Any literally retelling has to contend with several points. The first is fidelity: Is this work true to the original, in spirit if not in letter? The second is style: Does this new version seek to violently break with the original in its stylistic choices, or is its aim to emulate? With Maria Dahvana Headley’s 2020 translation of Beowulf, the purpose lay more in breaking with tradition, in bringing in a feminist perspective in a text traditionally glorifying the heroically masculine. Madelline Miller, on the other hand, succeeds in creating a work that keeps faith with the Iliad while bringing in the strengths of the novelistic form—a depth of psychological realism that breathes life into Patroclus and Achilles than ever before.
This is no great secret. The Song of Achilles has been out for ten years—TEN YEARS! Everyone has read this book before me, okay? I want to acknowledge this. I’m late to the party and not fashionably late, either; and if I hadn’t fallen in love with the absolute greatest Achilles fan-girl, who knows at what point I would have read it? On the off-chance that you haven’t yet picked Miller’s debut up, are waiting for the right time to come and bonk you on the nose…do yourself a solid, pick it up.
Madelline Miller’s Circe was one of the first books I reviewed, back in 2018. It’ll forever remain a favourite retelling of mine and a part of me always feared that visiting this earlier work of hers might be a smidge disappointing. What if her inexperience showed? The lyricism of her prose is downright addictive and I feared, at some level, that The Song would not quite measure up.
I needn’t have worried. Miller’s debut is equal to Circe in every way, even as the two are very different works by the very nature of their protagonists. Circe was a tale of loneliness lived and companionship found; The Song of Achilles is a love story, tender and more bittersweet than grapefruit peel, and the defining work on the relationship between Patroclus and Achilles. I started this review by touching on fidelity and it is this that Miller does so well. Achilles, as she writes him, is everything I imagined—calm, collected, gracious but also prideful, capable of wrath as only someone who has never experienced failure may be. Miller shows the humanity of him long before she shows the godly spark—and so makes that inhuman aspect of him all the more monstrous, all the more alien. Patroclus, as the point of view character who sees and knows Achilles best, amplifies the shock, the surprise at those few occasions that see Achilles’s hubris revealed in full.
Patroclus, too, is much like I imagined him. Perhaps one point of contention should be mentioned early on—I was surprised Miller didn’t make him more of a fighter but this concern was handled very well in the latter part of the novel. I was given a view of a man who is forced to learn cunning when the boy he was had none. The need for cunning is great—when gods and prophecies offer knowledge on the circumstances of your death, you’ve got to turn creative.

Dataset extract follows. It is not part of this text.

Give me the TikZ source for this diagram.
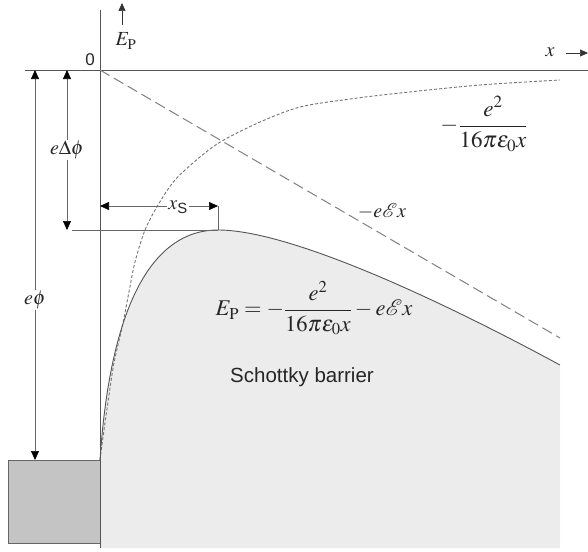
\documentclass[tikz,border=0pt]{standalone}
\usepackage{amsmath}
\usepackage{mathptmx}
\usepackage[no-math]{fontspec}
\setsansfont{Liberation Sans}
\usetikzlibrary{arrows.meta, positioning}
\definecolor{barriergray}{HTML}{ECECEC}
\definecolor{metalgray}{HTML}{C4C4C4}
\definecolor{inkgray}{HTML}{555555}
\tikzset{
    % Axes of the energy diagram
    axis line/.style={draw=inkgray, line width=0.9pt},
    % Small arrow beside the axis labels
    axis arrow/.style={draw=black!80, line width=0.6pt, -{Triangle[length=8pt,width=7pt]}},
    % Dimension arrows (e phi, e Delta phi, x_s)
    dim arrow/.style={draw=black!60, line width=0.6pt,
        {Triangle[length=9pt,width=8pt,color=black]}-{Triangle[length=9pt,width=8pt,color=black]}},
    dim line/.style={draw=black!60, line width=0.6pt},
    % Field term -eEx - long dashes
    field line/.style={draw=black!50, line width=1pt, dash pattern=on 11pt off 5pt},
    % Image charge term - short dashes
    image line/.style={draw=black!55, line width=0.9pt, dash pattern=on 3pt off 2pt},
    % Resulting barrier
    barrier line/.style={draw=inkgray, line width=0.9pt},
    barrier fill/.style={fill=barriergray},
    metal block/.style={fill=metalgray, draw=black!60, line width=0.9pt},
    label box/.style={fill=white, inner sep=1.5pt},
    math label/.style={text=black!85, inner sep=1pt}
}

\begin{document}
\begin{tikzpicture}[x=1pt, y=-1pt, font=\fontsize{20}{24}\selectfont]
    \useasboundingbox (0,0) rectangle (588,551);

    % --- Barrier region under E_P ---
    \fill[barrier fill] (100,460) .. controls (110,310) and (150,230) .. (218,230)
        .. controls (290,230) and (440,300) .. (560,365) -- (560,548) -- (100,548) -- cycle;

    % --- Metal ---
    \draw[metal block] (8,460) rectangle (100,543);

    % --- Axes ---
    \coordinate (origin) at (100,70);
    \coordinate (xend) at (588,70);
    \coordinate (xstart) at (25,70);
    \coordinate (ytop) at (100,10);
    \coordinate (ybot) at (100,548);
    \draw[axis line] (xstart) -- (xend);
    \draw[axis line] (ytop) -- (ybot);
    \node[font=\sffamily\fontsize{17}{20}\selectfont, math label] (zero) at (90,60) {0};

    \coordinate (ep tail) at (122,25);
    \coordinate (ep tip) at (122,3);
    \draw[axis arrow] (ep tail) -- (ep tip);
    \node[math label] (ep) at (126,41) {$E_{\mathrm{P}}$};

    \node[math label] (xlab) at (550,52) {$x$};
    \coordinate (x tail) at (566,53);
    \coordinate (x tip) at (588,53);
    \draw[axis arrow] (x tail) -- (x tip);

    % --- Field term and image charge term ---
    \coordinate (field end) at (560,338);
    \draw[field line] (origin) -- (field end);
    \draw[image line] plot[smooth] coordinates {(100,460) (104,430) (109,395) (114,363) (123,323) (128,297) (135,262) (145,230) (158,205) (175,180) (200,157) (222,141) (260,122) (300,107) (350,99) (400,93) (480,85) (560,80)};

    % --- Resulting barrier curve ---
    \coordinate (peak) at (218,230);
    \draw[barrier line] (100,460) .. controls (110,310) and (150,230) .. (peak)
        .. controls (290,230) and (440,300) .. (560,365);

    % --- Dimensions ---
    \coordinate (phi top) at (35,70);
    \coordinate (phi bot) at (35,460);
    \draw[dim arrow] (phi top) -- (phi bot);
    \node[label box, math label] (phi) at (35,300) {$e\phi$};

    \coordinate (dphi top) at (67,70);
    \coordinate (dphi bot) at (67,230);
    \draw[dim arrow] (dphi top) -- (dphi bot);
    \node[label box, math label] (dphi) at (67,150) {$e\Delta\phi$};

    \coordinate (peak left) at (72,230);
    \draw[dim line] (peak left) -- (peak);
    \coordinate (xs left) at (100,206);
    \coordinate (xs right) at (218,206);
    \draw[dim line] (xs right) -- (peak);
    \draw[dim arrow] (xs left) -- (xs right);
    \node[label box, math label] (xs) at (178,207) {$x_{\textsf{S}}$};

    % --- Labels ---
    \node[math label, font=\fontsize{23}{27}\selectfont] (image term) at (484,124) {$\displaystyle -\frac{e^{2}}{16\pi\varepsilon_{0}x}$};
    \node[math label] (field term) at (382,211) {$-e\mathcal{E}x$};
    \node[math label, font=\fontsize{22.5}{27}\selectfont] (barrier eq) at (314,308) {$\displaystyle E_{\mathrm{P}}=-\frac{e^{2}}{16\pi\varepsilon_{0}x}-e\mathcal{E}x$};
    \node[font=\sffamily\fontsize{20.5}{24}\selectfont, text=black!85] (schottky) at (302,377) {Schottky barrier};
\end{tikzpicture}
\end{document}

I said “bittersweet” about The Song and I’ll die on this hill. A commonly recurring motif is Achilles’s response to other Greek heroes as to why he hasn’t fought Hector yet: “What has Hector ever done to me?” Every time I read this, I turned misty-eyed; like the Olympians with their prophecies, we readers too feel the bitter irony of such times.
It’s a joy to see so many of the Greek heroes together. Agamemnon is as much a lil shit as anyone who’s ever heard of him will recognise; Odysseus is the smartest man in every room, and whenever Miller makes mention of cleverness, I immediately recognise her words as foreshadowing to his appearance—and ha, I was right! Chiron is as stable a character as any I have seen; and the short scene between Priam and Achilles hurt me in the most wonderful way, because it reaffirmed that very humanity that Miller captures so brilliantly in Achilles.
There’s more to say, of course—the novel is chock-full of cleverness, some of it pointed out to me by my brilliant reading companion, like a play on the names Patroclus and Cleopatra that I didn’t initially even notice; so, if you’re able, find yourself a reading buddy half as awesome as mine, and spread your wings, Icarus! You’re sure to fall for this one.